Unified artifact references for models, datasets, and checkpoints.

Attribute	Type	Description
`ext_mlx_artifact_model_uri`	string	Primary model artifact URI
`ext_mlx_artifact_dataset_uri`	string	Primary dataset URI
`ext_mlx_artifact_checkpoint_uri`	string	Checkpoint artifact URI
`ext_mlx_artifact_output_uri`	string	Primary output artifact URI
`ext_mlx_artifact_registry`	string	`s3`, `gcs`, `azure_blob`, `mlflow`, `wandb`, `huggingface`, `local`

Supported URI schemes: s3://, gs://, az://, hdfs://, mlflow://, wandb://, hf://, file://.

Scheduling Hints

Advisory attributes for optimizing job placement.

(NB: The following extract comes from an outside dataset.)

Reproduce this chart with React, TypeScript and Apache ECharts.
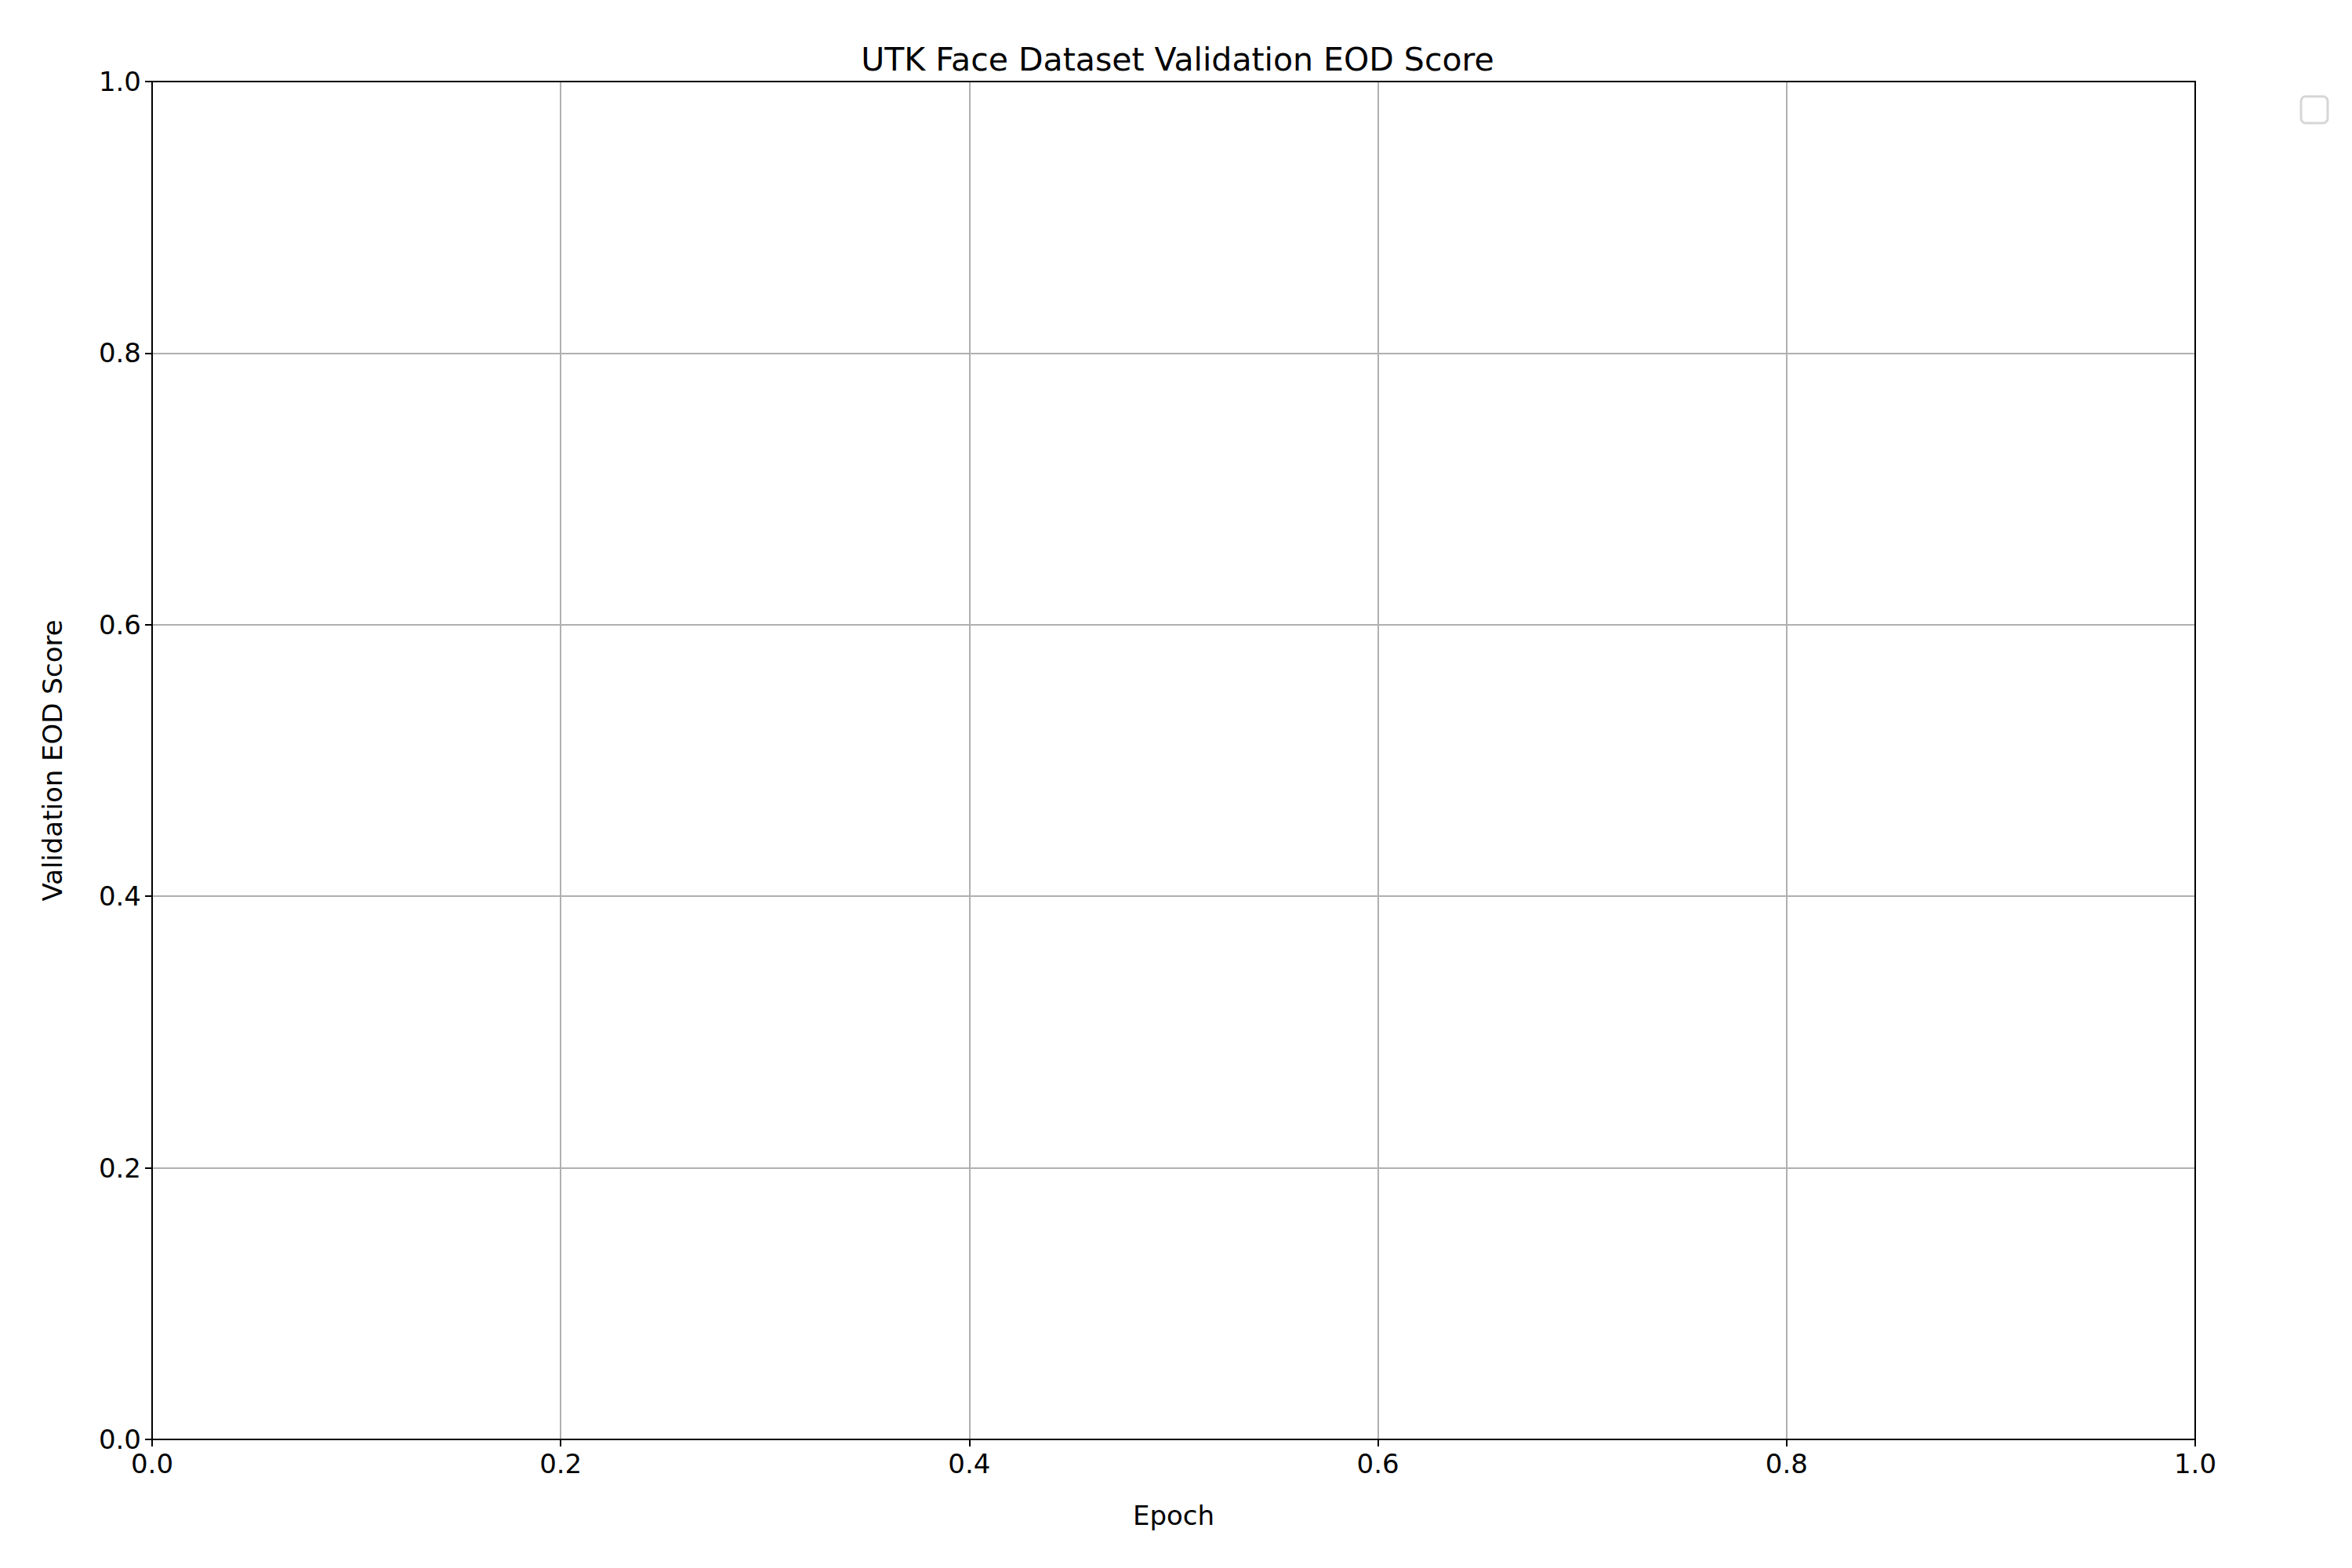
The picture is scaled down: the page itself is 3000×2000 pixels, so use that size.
import { useEffect, useRef } from 'react';
import * as echarts from 'echarts';

const xTicks = [0, 0.2, 0.4, 0.6, 0.8, 1.0];
const yTicks = [0, 0.2, 0.4, 0.6, 0.8, 1.0];

export default function App() {
  const ref = useRef<HTMLDivElement>(null);

  useEffect(() => {
    if (!ref.current) return;
    const chart = echarts.init(ref.current, null, { renderer: 'svg' });
    const font = 'DejaVu Sans';
    const axisCommon = {
      type: 'value' as const,
      min: xTicks[0],
      max: xTicks[xTicks.length - 1],
      interval: 0.2,
      axisLine: { show: true, onZero: false, lineStyle: { color: '#000', width: 2 } },
      axisTick: { show: true, inside: false, length: 9, lineStyle: { color: '#000', width: 2 } },
      axisLabel: { color: '#000', fontSize: 34, fontFamily: font, margin: 14, formatter: (v: number) => v.toFixed(1) },
      splitLine: { show: true, lineStyle: { color: '#b0b0b0', width: 2 } },
      nameTextStyle: { color: '#000', fontSize: 34, fontFamily: font },
    };
    const frame = {
      type: 'value' as const,
      min: 0,
      max: 1,
      axisLine: { show: true, onZero: false, lineStyle: { color: '#000', width: 2 } },
      axisTick: { show: false },
      axisLabel: { show: false },
      splitLine: { show: false },
    };
    chart.setOption({
      animation: false,
      backgroundColor: '#fff',
      title: {
        text: 'UTK Face Dataset Validation EOD Score',
        left: 1489,
        textAlign: 'center',
        top: 42,
        textStyle: { color: '#000', fontSize: 41, fontWeight: 'normal', fontFamily: font },
      },
      grid: { left: 186, right: 208, top: 96, bottom: 172 },
      xAxis: [
        { ...axisCommon, name: 'Epoch', nameLocation: 'middle', nameGap: 80 },
        { ...frame, position: 'top' },
      ],
      yAxis: [
        {
          ...axisCommon,
          min: yTicks[0],
          max: yTicks[yTicks.length - 1],
          name: 'Validation EOD Score',
          nameLocation: 'middle',
          nameGap: 110,
        },
        { ...frame, position: 'right' },
      ],
      graphic: [
        {
          type: 'rect',
          shape: { x: 2927, y: 115, width: 34, height: 34, r: 6 },
          style: { fill: '#fff', stroke: '#d6d6d6', lineWidth: 3 },
        },
      ],
      series: [],
    });
    return () => chart.dispose();
  }, []);

  return <div ref={ref} style={{ width: 3000, height: 2000 }} />;
}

Attribute	Type	Description
`ext_mlx_scheduling_gpu_affinity`	string	`spread`, `pack`, `dedicated`
`ext_mlx_scheduling_preemption_policy`	string	`never`, `save_and_retry`, `immediate`
`ext_mlx_scheduling_spot_preference`	string	`spot_preferred`, `on_demand_only`, `any`
`ext_mlx_scheduling_data_locality`	string	URI hint for data-local scheduling

Pipeline Example

A complete ML pipeline expressed as an OJS workflow chain:

{
  "workflow_type": "chain",
  "id": "019539a4-ml-pipeline-001",
  "name": "classifier-training-pipeline",
  "steps": [
    {
      "type": "ml.preprocess",
      "queue": "cpu-workers",
      "ext_ml_accelerator": "cpu",
      "ext_mlx_preprocess_input_uri": "s3://raw/tickets.jsonl",
      "ext_mlx_preprocess_output_uri": "s3://processed/tickets-v3/"
    },
    {
      "type": "ml.train",
      "queue": "gpu-training",
      "ext_ml_gpu_type": "nvidia-a100",
      "ext_ml_gpu_count": 4,
      "ext_mlx_training_dataset_uri": "s3://processed/tickets-v3/train.parquet",
      "ext_mlx_training_output_model_uri": "s3://models/v1.0.0/"
    },
    {
      "type": "ml.evaluate",
      "queue": "gpu-inference",
      "ext_ml_gpu_count": 1,
      "ext_mlx_eval_model_uri": "s3://models/v1.0.0/",
      "ext_mlx_eval_thresholds": { "accuracy": { "min": 0.92 } }
    },
    {
      "type": "ml.deploy",
      "queue": "deployment",
      "ext_ml_accelerator": "cpu"
    }
  ]
}

Each step has independent resource requirements — the backend schedules each on appropriate hardware as the chain progresses. If evaluation thresholds are not met, the pipeline stops before deployment.